専門学校時代にとある田舎に2年間住んでいた。
都会から移住して初めて体験した田舎での暮らし
人はみんな優しく温かく、全体的にほわほわのんびりな雰囲気でとても暮らしやすかった

先日そんな田舎町でよく通っていたおばさんが1人でしている喫茶店に行きいつもの様にカウンター席に座りコーヒーを頼んだ
おばさんは僕の顔をジッと見る、僕はその瞬間おばさんが僕の顔は覚えているが名前が出てこなかった事を悟った。
当時おばさんは僕にとても良くしてくれて地域の祭りの日には浴衣を貸してくれたり、専門学校卒業の時には涙して送ってくれた。
そんなおばさんが僕のことを忘れかけている現実にその時はショックを受けた。

それから時が経ってとあるラジオでたまたまアルツハイマーがいかに厄介であるのかを何となく聴いていた。
おばさんはアルツハイマーではないと思うけど、どうしたって忘れやすくなる歳でもあった。

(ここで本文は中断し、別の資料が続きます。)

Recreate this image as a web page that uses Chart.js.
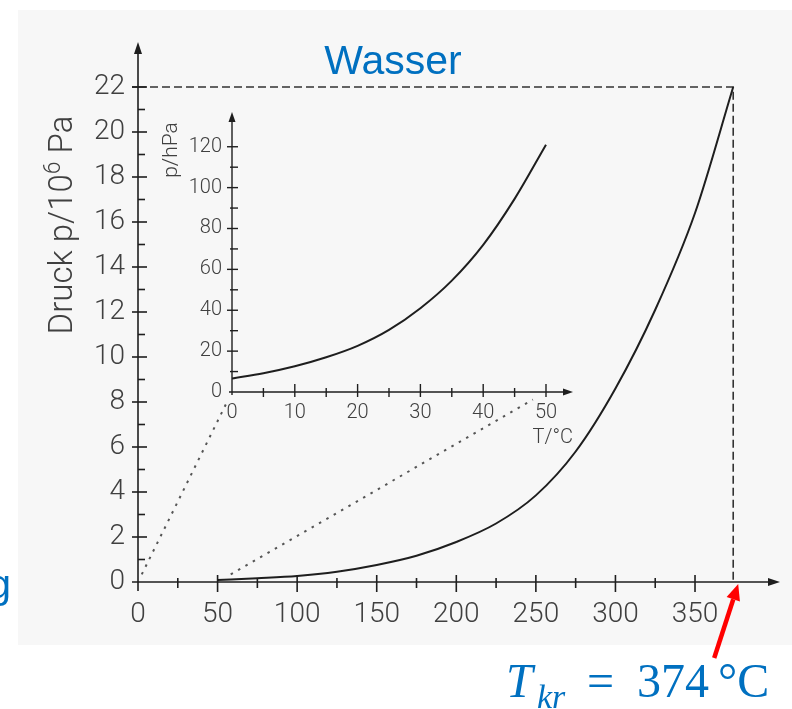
<!DOCTYPE html>
<html>
<head>
<meta charset="utf-8">
<title>Dampfdruckkurve von Wasser</title>
<script src="https://cdn.jsdelivr.net/npm/chart.js@4.4.1/dist/chart.umd.min.js"></script>
<style>
  html, body { margin: 0; padding: 0; background: #fff; }
  #stage { position: relative; width: 792px; height: 709px; overflow: hidden; }
  #main { position: absolute; left: 0; top: 0; }
  #inset { position: absolute; left: 150px; top: 90px; }
</style>
</head>
<body>
<div id="stage">
  <canvas id="main" width="792" height="709"></canvas>
  <canvas id="inset" width="440" height="380"></canvas>
</div>
<script>
// Vapour pressure of water over the full range (T in °C, p in 10^6 Pa)
const mainT = [50, 75, 100, 125, 150, 175, 200, 225, 250, 275, 300, 325, 350, 374];
const mainP = [0.09, 0.17, 0.27, 0.46, 0.76, 1.17, 1.78, 2.6, 3.85, 5.8, 8.6, 12.1, 16.4, 22.0];

// Low-temperature detail (T in °C, p in hPa)
const insetT = [0, 5, 10, 15, 20, 25, 30, 35, 40, 45, 50];
const insetP = [6.6, 9.2, 12.6, 17.0, 22.6, 30.4, 41, 54.5, 72, 94.5, 121];

// Critical point
const critT = 374;
const critP = 22;

// Temperature span of the main axis that the detail plot enlarges
const zoomFrom = 0;
const zoomTo = 50;

// Tick values
const mainXTicks = [0, 50, 100, 150, 200, 250, 300, 350];
const mainXMinor = [25, 75, 125, 175, 225, 275, 325];
const mainYTicks = [0, 2, 4, 6, 8, 10, 12, 14, 16, 18, 20, 22];
const mainYMinor = [1, 3, 5, 7, 9, 11, 13, 15, 17, 19, 21];
const insetXTicks = [0, 10, 20, 30, 40, 50];
const insetXMinor = [5, 15, 25, 35, 45];
const insetYTicks = [0, 20, 40, 60, 80, 100, 120];
const insetYMinor = [10, 30, 50, 70, 90, 110];

// Axis ranges (the axis arrows end at the maxima)
const mainXMax = 403.4, mainYMax = 24;
const insetXMax = 54.3, insetYMax = 137;

const INK = '#1e1e1e';
const LABEL = '#404040';
const BLUE = '#0070C0';
const TICK_FONT = '"Roboto", "Liberation Sans", sans-serif';
const INSET_LEFT = 150, INSET_TOP = 90;

function seg(ctx, x1, y1, x2, y2) {
  ctx.beginPath(); ctx.moveTo(x1, y1); ctx.lineTo(x2, y2); ctx.stroke();
}
function arrowHead(ctx, x, y, dir, len, half) {
  // dir: 'up' or 'right'
  ctx.beginPath();
  if (dir === 'up') {
    ctx.moveTo(x, y); ctx.lineTo(x - half, y + len); ctx.lineTo(x + half, y + len);
  } else {
    ctx.moveTo(x, y); ctx.lineTo(x - len, y - half); ctx.lineTo(x - len, y + half);
  }
  ctx.closePath(); ctx.fill();
}
function fixedTicks(values) {
  return scale => { scale.ticks = values.map(v => ({ value: v })); };
}

// Axes with arrows and crossing tick marks for the detail plot
const insetAxes = {
  id: 'insetAxes',
  afterDatasetsDraw(chart) {
    const { ctx, scales: { x, y } } = chart;
    const x0 = x.getPixelForValue(0), y0 = y.getPixelForValue(0);
    ctx.save();
    ctx.strokeStyle = INK; ctx.fillStyle = INK; ctx.lineWidth = 1.4;
    seg(ctx, x0 - 3, y0, x.right - 6, y0);
    seg(ctx, x0, y0 + 3, x0, y.top + 6);
    arrowHead(ctx, x.right, y0, 'right', 10, 3.5);
    arrowHead(ctx, x0, y.top, 'up', 10, 3.5);
    insetXTicks.forEach(v => { if (v === 0) return; const p = x.getPixelForValue(v); seg(ctx, p, y0 - 8, p, y0 + 5); });
    insetXMinor.forEach(v => { const p = x.getPixelForValue(v); seg(ctx, p, y0 - 4, p, y0 + 5); });
    insetYTicks.forEach(v => { if (v === 0) return; const p = y.getPixelForValue(v); seg(ctx, x0 - 5, p, x0 + 6, p); });
    insetYMinor.forEach(v => { const p = y.getPixelForValue(v); seg(ctx, x0 - 2, p, x0 + 6, p); });

    ctx.fillStyle = LABEL;
    ctx.font = '300 20px ' + TICK_FONT;
    ctx.textAlign = 'right'; ctx.textBaseline = 'alphabetic';
    ctx.fillText('T/°C', x.right, y0 + 51);
    ctx.save();
    ctx.translate(x0 - 55, y.top + 38);
    ctx.rotate(-Math.PI / 2);
    ctx.textAlign = 'center';
    ctx.font = '300 21px ' + TICK_FONT;
    ctx.fillText('p/hPa', 0, 0);
    ctx.restore();
    ctx.restore();
  }
};

const insetChart = new Chart(document.getElementById('inset'), {
  type: 'line',
  data: {
    datasets: [{
      data: insetT.map((t, i) => ({ x: t, y: insetP[i] })),
      borderColor: INK, borderWidth: 2, pointRadius: 0,
      cubicInterpolationMode: 'monotone', fill: false
    }]
  },
  options: {
    responsive: false, animation: false, events: [],
    layout: { padding: { left: 0, top: 17, right: 17, bottom: 0 } },
    plugins: { legend: { display: false }, tooltip: { enabled: false } },
    scales: {
      x: {
        type: 'linear', min: 0, max: insetXMax,
        afterBuildTicks: fixedTicks(insetXTicks),
        afterFit: s => { s.height = 78; },
        grid: { display: false, drawTicks: false }, border: { display: false },
        ticks: { font: { family: TICK_FONT, size: 20, weight: 300 }, color: LABEL, padding: 9, maxRotation: 0, autoSkip: false }
      },
      y: {
        type: 'linear', min: 0, max: insetYMax,
        afterBuildTicks: fixedTicks(insetYTicks),
        afterFit: s => { s.width = 82; },
        grid: { display: false, drawTicks: false }, border: { display: false },
        ticks: { font: { family: TICK_FONT, size: 20, weight: 300 }, color: LABEL, padding: 10, autoSkip: false }
      }
    }
  },
  plugins: [insetAxes]
});

// Page background, axes, zoom guides and annotations of the main plot
const mainDecor = {
  id: 'mainDecor',
  beforeDraw(chart) {
    const { ctx, width, height } = chart;
    ctx.save();
    ctx.fillStyle = '#ffffff';
    ctx.fillRect(0, 0, width, height);
    ctx.fillStyle = '#f7f7f7';
    ctx.fillRect(18, 10, width - 18, 635);
    ctx.restore();
  },
  afterDatasetsDraw(chart) {
    const { ctx, scales: { x, y } } = chart;
    const x0 = x.getPixelForValue(0), y0 = y.getPixelForValue(0);
    ctx.save();

    // guides from the enlarged temperature span to the detail plot's axis
    const ix = insetChart.scales.x, iy = insetChart.scales.y;
    ctx.strokeStyle = '#555'; ctx.lineWidth = 2; ctx.setLineDash([2.5, 6]);
    [zoomFrom, zoomTo].forEach(t => {
      const ax = x.getPixelForValue(t), ay = y.getPixelForValue(0);
      const bx = INSET_LEFT + ix.getPixelForValue(t), by = INSET_TOP + iy.getPixelForValue(0);
      const s = 0.04, e = 0.96;
      seg(ctx, ax + (bx - ax) * s, ay + (by - ay) * s, ax + (bx - ax) * e, ay + (by - ay) * e);
    });
    ctx.setLineDash([]);

    // critical pressure guide reaches across the y axis tick
    ctx.strokeStyle = '#333'; ctx.lineWidth = 1.6;
    seg(ctx, x0 - 6, y.getPixelForValue(critP), x0, y.getPixelForValue(critP));

    // axes
    ctx.strokeStyle = INK; ctx.fillStyle = INK; ctx.lineWidth = 1.6;
    seg(ctx, x0 - 6, y0, x.right - 8, y0);
    seg(ctx, x0, y0 + 9, x0, y.top + 8);
    arrowHead(ctx, x.right, y0, 'right', 12, 4);
    arrowHead(ctx, x0, y.top, 'up', 12, 4);
    mainXTicks.forEach(v => { if (v === 0) return; const p = x.getPixelForValue(v); seg(ctx, p, y0 - 7, p, y0 + 10); });
    mainXMinor.forEach(v => { const p = x.getPixelForValue(v); seg(ctx, p, y0 - 4, p, y0 + 6); });
    mainYTicks.forEach(v => { if (v === 0) return; const p = y.getPixelForValue(v); seg(ctx, x0 - 6, p, x0 + 9, p); });
    mainYMinor.forEach(v => { const p = y.getPixelForValue(v); seg(ctx, x0, p, x0 + 7, p); });
    ctx.restore();
  },
  afterDraw(chart) {
    const { ctx, scales: { x, y } } = chart;
    ctx.save();

    // y axis title, rotated, with superscript exponent
    ctx.fillStyle = LABEL;
    const big = '300 33px ' + TICK_FONT, small = '300 23px ' + TICK_FONT;
    const parts = [['Druck p/10', big, 0], ['6', small, -12], [' Pa', big, 0]];
    let total = 0;
    parts.forEach(p => { ctx.font = p[1]; p.push(ctx.measureText(p[0]).width); total += p[3]; });
    ctx.translate(72, 225);
    ctx.rotate(-Math.PI / 2);
    ctx.textAlign = 'left'; ctx.textBaseline = 'alphabetic';
    let u = -total / 2;
    parts.forEach(p => { ctx.font = p[1]; ctx.fillText(p[0], u, p[2]); u += p[3]; });
    ctx.setTransform(1, 0, 0, 1, 0, 0);

    // title
    ctx.fillStyle = BLUE;
    ctx.font = '41px "Liberation Sans", Arial, sans-serif';
    ctx.textAlign = 'center';
    ctx.fillText('Wasser', 393, 74);
    ctx.textAlign = 'right';
    ctx.fillText('g', 11, 598);

    // critical temperature callout
    const cx = x.getPixelForValue(critT) + 5, cy = y.getPixelForValue(0) + 2;
    const sx = cx - 24, sy = cy + 74;
    ctx.strokeStyle = '#ff0000'; ctx.fillStyle = '#ff0000'; ctx.lineWidth = 4.5;
    const ang = Math.atan2(cy - sy, cx - sx);
    const len = 16, half = 7;
    const bx = cx - Math.cos(ang) * len, by = cy - Math.sin(ang) * len;
    seg(ctx, sx, sy, bx, by);
    ctx.beginPath();
    ctx.moveTo(cx, cy);
    ctx.lineTo(bx - Math.sin(ang) * half, by + Math.cos(ang) * half);
    ctx.lineTo(bx + Math.sin(ang) * half, by - Math.cos(ang) * half);
    ctx.closePath(); ctx.fill();

    ctx.fillStyle = BLUE;
    ctx.textAlign = 'left';
    const serif = '"Liberation Serif", "DejaVu Serif", serif';
    ctx.font = 'italic 48px ' + serif;
    ctx.fillText('T', 506, 697);
    ctx.font = 'italic 34px ' + serif;
    ctx.fillText('kr', 537, 708);
    ctx.font = '48px ' + serif;
    ctx.fillText('=', 587, 697);
    ctx.fillText(String(critT), 637, 697);
    ctx.fillText('°C', 718, 697);
    ctx.restore();
  }
};

new Chart(document.getElementById('main'), {
  type: 'line',
  data: {
    datasets: [
      {
        data: mainT.map((t, i) => ({ x: t, y: mainP[i] })),
        borderColor: INK, borderWidth: 2, pointRadius: 0,
        cubicInterpolationMode: 'monotone', fill: false
      },
      {
        data: [{ x: 0, y: critP }, { x: critT, y: critP }, { x: critT, y: 0 }],
        borderColor: '#333', borderWidth: 1.6, borderDash: [8, 4],
        pointRadius: 0, tension: 0, fill: false
      }
    ]
  },
  options: {
    responsive: false, animation: false, events: [],
    layout: { padding: { left: 0, top: 42, right: 12, bottom: 0 } },
    plugins: { legend: { display: false }, tooltip: { enabled: false } },
    scales: {
      x: {
        type: 'linear', min: 0, max: mainXMax,
        afterBuildTicks: fixedTicks(mainXTicks),
        afterFit: s => { s.height = 127; },
        grid: { display: false, drawTicks: false }, border: { display: false },
        ticks: { font: { family: TICK_FONT, size: 28, weight: 300 }, color: LABEL, padding: 16, maxRotation: 0, autoSkip: false }
      },
      y: {
        type: 'linear', min: 0, max: mainYMax,
        afterBuildTicks: fixedTicks(mainYTicks),
        afterFit: s => { s.width = 138; },
        grid: { display: false, drawTicks: false }, border: { display: false },
        ticks: { font: { family: TICK_FONT, size: 28, weight: 300 }, color: LABEL, padding: 13, autoSkip: false }
      }
    }
  },
  plugins: [mainDecor]
});
</script>
</body>
</html>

アルツハイマーを持つ人の家族がいかにその人に対して大変な思いをしているか
その中でも現実を受け止めてその人との時間を尊ぶ家族の話を聴いてとても感動したのを覚えている。

喫茶店でおばさんと過ごしていた時間はとても大切な時間だった。
おばさんは少しずつ僕のことを忘れていくかもしれない。
だけど自分のなかにおばさんとの時間がちゃんと記憶として残っているのなら、その時間がどれだけ尊くて大切だったのかを強く実感した。

誰かが誰かを忘れてもどちらかがその誰かを覚えているまではしっかり記憶として存在しているんだから、それはそれでいいんじゃないかとなんとなく思った。